# Data provided
------------------------------------------------
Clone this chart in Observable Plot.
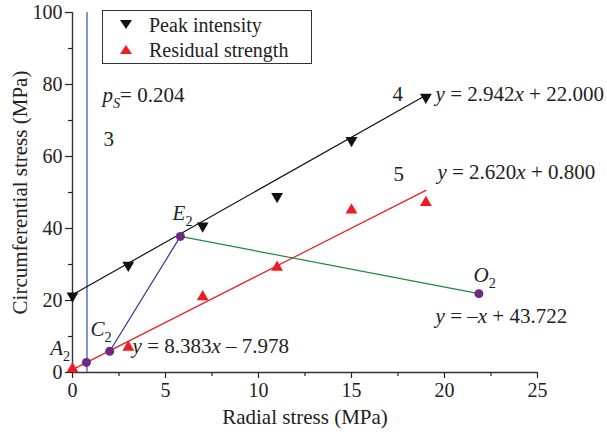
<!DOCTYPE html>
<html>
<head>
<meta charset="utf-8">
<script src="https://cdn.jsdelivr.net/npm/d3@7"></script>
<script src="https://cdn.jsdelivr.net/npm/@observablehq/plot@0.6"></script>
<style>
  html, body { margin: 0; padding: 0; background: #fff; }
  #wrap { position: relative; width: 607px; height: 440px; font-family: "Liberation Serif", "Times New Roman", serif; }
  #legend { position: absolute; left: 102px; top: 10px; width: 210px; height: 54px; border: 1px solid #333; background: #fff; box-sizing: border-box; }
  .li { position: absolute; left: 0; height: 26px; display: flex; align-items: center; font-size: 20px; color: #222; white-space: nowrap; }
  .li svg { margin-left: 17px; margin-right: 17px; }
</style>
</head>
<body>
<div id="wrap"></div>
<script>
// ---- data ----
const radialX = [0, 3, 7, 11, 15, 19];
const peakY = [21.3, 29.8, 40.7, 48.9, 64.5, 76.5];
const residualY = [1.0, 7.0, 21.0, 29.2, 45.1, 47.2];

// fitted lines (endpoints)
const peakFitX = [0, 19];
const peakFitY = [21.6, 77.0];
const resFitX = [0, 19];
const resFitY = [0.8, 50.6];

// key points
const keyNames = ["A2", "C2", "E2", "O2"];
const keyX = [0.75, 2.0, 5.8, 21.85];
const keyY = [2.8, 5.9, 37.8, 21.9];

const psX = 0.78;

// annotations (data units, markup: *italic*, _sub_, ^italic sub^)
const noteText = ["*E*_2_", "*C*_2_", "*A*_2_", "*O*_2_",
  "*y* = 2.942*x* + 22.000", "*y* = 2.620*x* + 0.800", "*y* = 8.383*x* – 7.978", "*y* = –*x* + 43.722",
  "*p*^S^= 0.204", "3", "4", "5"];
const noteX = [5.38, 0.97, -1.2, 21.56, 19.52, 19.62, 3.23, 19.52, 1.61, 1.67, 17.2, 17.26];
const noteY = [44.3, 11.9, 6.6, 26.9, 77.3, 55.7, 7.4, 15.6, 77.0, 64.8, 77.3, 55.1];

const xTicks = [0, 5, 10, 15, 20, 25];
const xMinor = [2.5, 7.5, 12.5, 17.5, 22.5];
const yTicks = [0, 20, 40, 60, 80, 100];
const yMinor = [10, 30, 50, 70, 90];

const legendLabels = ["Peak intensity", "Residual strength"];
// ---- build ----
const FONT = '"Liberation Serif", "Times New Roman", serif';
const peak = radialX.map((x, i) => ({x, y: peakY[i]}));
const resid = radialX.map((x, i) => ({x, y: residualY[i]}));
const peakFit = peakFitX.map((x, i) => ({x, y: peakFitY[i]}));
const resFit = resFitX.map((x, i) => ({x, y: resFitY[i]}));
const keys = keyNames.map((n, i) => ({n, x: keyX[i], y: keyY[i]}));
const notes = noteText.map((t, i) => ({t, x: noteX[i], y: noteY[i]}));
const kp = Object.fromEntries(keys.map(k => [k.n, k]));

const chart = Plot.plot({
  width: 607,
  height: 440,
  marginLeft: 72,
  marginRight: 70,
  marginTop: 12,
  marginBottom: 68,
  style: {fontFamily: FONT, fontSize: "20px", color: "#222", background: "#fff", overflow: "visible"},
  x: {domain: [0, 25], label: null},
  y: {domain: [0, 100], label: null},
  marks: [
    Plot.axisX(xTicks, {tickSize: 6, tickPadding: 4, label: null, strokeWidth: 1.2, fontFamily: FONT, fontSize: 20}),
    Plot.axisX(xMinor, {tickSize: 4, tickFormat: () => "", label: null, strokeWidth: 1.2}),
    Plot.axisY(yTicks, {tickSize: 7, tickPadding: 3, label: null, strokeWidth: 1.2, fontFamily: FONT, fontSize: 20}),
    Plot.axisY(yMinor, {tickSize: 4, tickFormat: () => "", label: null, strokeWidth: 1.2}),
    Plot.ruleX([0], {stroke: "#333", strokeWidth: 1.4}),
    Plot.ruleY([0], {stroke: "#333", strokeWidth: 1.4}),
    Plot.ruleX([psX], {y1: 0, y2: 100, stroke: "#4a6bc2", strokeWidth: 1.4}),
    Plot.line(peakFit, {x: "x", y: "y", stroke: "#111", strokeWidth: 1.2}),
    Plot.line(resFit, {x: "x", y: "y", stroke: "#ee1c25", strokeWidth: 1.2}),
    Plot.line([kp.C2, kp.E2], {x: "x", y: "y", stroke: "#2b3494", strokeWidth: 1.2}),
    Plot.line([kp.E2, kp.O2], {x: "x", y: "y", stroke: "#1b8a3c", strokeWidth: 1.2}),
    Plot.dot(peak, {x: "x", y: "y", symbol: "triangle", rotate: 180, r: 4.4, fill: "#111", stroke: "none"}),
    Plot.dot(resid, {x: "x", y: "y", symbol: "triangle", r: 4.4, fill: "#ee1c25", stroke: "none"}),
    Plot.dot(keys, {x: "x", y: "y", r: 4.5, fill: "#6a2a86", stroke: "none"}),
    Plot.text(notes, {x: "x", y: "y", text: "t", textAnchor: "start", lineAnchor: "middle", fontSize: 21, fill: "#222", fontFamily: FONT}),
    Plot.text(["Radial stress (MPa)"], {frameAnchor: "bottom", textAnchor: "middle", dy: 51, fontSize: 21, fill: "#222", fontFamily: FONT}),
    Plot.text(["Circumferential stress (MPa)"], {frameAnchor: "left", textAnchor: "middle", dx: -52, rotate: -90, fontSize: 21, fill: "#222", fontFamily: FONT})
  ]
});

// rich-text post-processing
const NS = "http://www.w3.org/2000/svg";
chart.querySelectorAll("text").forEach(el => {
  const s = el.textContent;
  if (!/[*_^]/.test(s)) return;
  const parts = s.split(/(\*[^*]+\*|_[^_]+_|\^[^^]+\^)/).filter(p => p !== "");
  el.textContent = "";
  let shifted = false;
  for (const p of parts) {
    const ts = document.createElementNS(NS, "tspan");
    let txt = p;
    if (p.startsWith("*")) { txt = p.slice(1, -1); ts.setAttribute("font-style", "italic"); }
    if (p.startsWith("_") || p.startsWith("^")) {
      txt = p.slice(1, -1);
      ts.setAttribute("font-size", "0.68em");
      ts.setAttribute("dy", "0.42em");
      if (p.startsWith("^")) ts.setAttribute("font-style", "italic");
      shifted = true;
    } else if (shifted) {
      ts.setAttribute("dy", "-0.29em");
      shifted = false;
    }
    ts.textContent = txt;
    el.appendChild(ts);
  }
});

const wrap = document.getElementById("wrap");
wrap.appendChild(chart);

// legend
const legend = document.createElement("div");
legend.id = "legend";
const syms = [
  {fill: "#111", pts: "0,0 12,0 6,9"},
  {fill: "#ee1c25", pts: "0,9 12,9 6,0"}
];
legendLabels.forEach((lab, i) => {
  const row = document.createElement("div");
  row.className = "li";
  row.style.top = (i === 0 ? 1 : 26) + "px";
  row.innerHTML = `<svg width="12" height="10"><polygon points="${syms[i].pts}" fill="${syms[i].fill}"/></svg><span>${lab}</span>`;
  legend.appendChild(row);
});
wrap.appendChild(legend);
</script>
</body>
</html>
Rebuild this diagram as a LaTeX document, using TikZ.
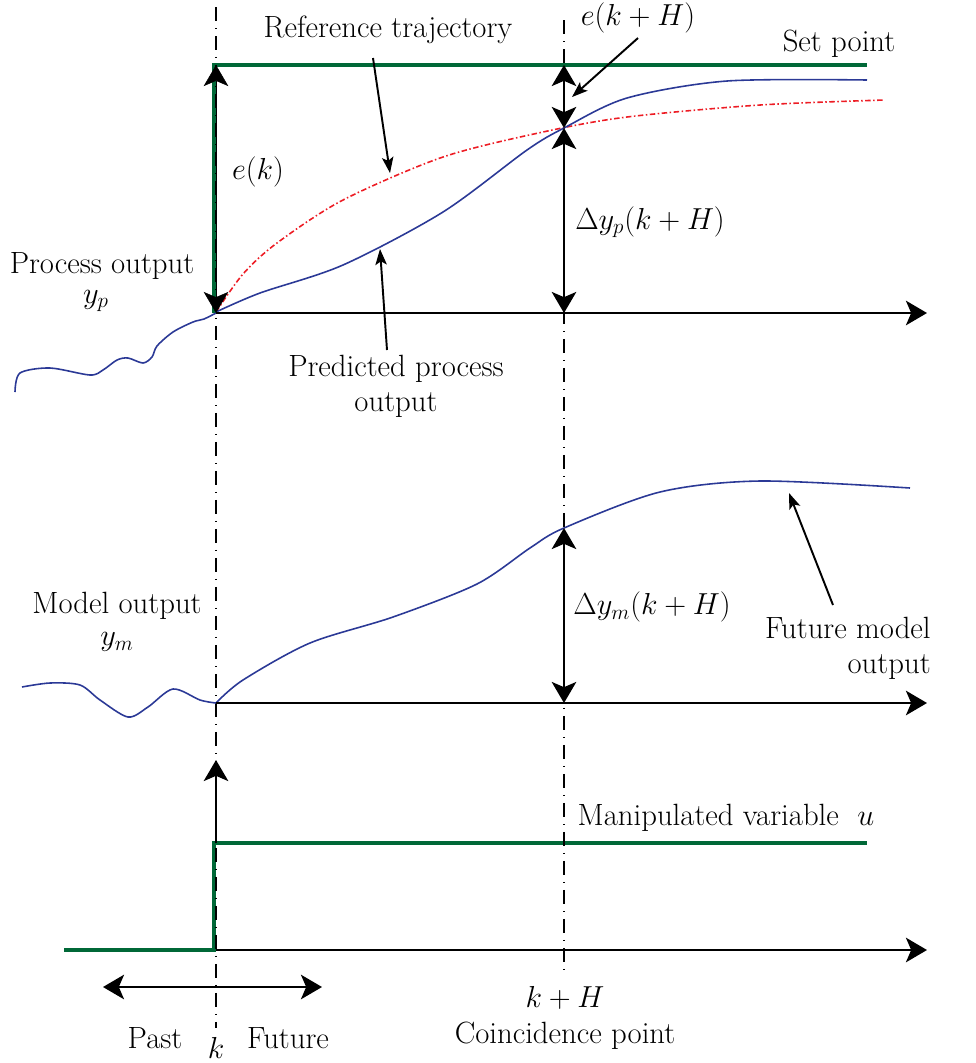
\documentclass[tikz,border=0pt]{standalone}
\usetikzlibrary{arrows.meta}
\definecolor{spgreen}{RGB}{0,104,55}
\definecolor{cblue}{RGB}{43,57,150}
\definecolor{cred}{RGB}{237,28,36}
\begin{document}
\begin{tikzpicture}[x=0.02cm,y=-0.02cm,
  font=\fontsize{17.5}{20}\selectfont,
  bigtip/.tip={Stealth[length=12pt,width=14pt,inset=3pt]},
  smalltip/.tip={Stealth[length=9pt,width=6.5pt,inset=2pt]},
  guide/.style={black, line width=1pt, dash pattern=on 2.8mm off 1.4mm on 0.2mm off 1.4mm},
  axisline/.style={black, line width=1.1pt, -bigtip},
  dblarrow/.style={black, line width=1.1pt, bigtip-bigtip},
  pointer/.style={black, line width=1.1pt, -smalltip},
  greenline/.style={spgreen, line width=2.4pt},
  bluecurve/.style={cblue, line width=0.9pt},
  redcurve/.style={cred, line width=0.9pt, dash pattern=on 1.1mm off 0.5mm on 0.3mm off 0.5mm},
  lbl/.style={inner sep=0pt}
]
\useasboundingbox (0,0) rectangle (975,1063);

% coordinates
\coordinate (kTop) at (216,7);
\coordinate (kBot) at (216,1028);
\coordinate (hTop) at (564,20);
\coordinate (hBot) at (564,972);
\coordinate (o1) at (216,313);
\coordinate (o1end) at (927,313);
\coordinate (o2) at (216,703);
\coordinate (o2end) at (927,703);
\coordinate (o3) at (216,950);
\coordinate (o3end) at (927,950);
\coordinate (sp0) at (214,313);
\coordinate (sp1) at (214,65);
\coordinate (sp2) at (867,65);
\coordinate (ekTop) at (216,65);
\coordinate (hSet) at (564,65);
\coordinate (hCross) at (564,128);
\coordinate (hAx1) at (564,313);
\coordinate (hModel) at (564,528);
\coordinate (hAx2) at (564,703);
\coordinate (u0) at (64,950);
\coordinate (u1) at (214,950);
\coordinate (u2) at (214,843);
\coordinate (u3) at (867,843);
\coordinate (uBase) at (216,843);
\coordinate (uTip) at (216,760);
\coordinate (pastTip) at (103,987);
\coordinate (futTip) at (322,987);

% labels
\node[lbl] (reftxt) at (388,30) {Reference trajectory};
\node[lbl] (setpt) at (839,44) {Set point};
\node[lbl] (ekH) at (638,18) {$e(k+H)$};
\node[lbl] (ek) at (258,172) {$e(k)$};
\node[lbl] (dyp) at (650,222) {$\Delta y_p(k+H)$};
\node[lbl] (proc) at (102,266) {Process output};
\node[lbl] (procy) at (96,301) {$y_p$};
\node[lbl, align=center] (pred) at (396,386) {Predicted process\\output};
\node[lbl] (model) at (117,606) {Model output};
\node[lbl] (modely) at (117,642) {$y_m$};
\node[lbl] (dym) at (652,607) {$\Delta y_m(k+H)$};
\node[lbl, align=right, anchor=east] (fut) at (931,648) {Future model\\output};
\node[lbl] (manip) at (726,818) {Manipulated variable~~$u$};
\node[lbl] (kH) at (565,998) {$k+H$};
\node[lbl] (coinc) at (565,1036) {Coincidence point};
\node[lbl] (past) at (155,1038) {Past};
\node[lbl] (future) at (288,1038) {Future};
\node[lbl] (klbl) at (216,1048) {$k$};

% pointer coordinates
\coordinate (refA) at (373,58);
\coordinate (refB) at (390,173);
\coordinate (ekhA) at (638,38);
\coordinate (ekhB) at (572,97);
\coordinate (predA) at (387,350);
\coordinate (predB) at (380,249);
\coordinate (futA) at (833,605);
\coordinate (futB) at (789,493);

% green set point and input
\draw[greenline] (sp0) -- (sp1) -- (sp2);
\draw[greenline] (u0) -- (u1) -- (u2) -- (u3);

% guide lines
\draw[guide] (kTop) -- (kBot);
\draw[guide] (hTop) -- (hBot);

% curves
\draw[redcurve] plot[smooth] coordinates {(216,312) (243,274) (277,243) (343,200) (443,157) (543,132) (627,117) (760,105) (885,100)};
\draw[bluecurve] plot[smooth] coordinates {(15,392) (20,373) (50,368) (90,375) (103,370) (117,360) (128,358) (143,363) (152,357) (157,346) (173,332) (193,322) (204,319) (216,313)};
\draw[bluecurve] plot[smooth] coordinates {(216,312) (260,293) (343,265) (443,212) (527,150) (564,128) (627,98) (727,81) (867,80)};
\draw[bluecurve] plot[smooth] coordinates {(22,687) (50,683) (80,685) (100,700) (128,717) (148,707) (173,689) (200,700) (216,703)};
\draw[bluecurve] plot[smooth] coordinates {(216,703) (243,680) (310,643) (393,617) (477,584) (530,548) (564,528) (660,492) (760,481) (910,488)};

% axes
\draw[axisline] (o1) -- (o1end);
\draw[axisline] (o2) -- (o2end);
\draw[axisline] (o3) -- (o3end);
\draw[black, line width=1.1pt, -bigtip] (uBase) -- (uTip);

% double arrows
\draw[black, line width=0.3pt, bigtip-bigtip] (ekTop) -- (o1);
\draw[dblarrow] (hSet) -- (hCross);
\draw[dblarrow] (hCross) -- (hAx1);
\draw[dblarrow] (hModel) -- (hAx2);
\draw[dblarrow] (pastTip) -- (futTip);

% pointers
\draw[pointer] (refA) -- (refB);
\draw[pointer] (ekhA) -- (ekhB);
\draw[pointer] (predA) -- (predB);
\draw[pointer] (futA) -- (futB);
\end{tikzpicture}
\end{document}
------------------------------------------------
# Do this
From the records above, copy exactly the lines starting at the one with "Rebuild this diagram" and ending at the one with "(0,0) rectangle (975,1063);", and no others. Pictures stay out.

# Problem solution
Rebuild this diagram as a LaTeX document, using TikZ.
\documentclass[tikz,border=0pt]{standalone}
\usetikzlibrary{arrows.meta}
\definecolor{spgreen}{RGB}{0,104,55}
\definecolor{cblue}{RGB}{43,57,150}
\definecolor{cred}{RGB}{237,28,36}
\begin{document}
\begin{tikzpicture}[x=0.02cm,y=-0.02cm,
  font=\fontsize{17.5}{20}\selectfont,
  bigtip/.tip={Stealth[length=12pt,width=14pt,inset=3pt]},
  smalltip/.tip={Stealth[length=9pt,width=6.5pt,inset=2pt]},
  guide/.style={black, line width=1pt, dash pattern=on 2.8mm off 1.4mm on 0.2mm off 1.4mm},
  axisline/.style={black, line width=1.1pt, -bigtip},
  dblarrow/.style={black, line width=1.1pt, bigtip-bigtip},
  pointer/.style={black, line width=1.1pt, -smalltip},
  greenline/.style={spgreen, line width=2.4pt},
  bluecurve/.style={cblue, line width=0.9pt},
  redcurve/.style={cred, line width=0.9pt, dash pattern=on 1.1mm off 0.5mm on 0.3mm off 0.5mm},
  lbl/.style={inner sep=0pt}
]
\useasboundingbox (0,0) rectangle (975,1063);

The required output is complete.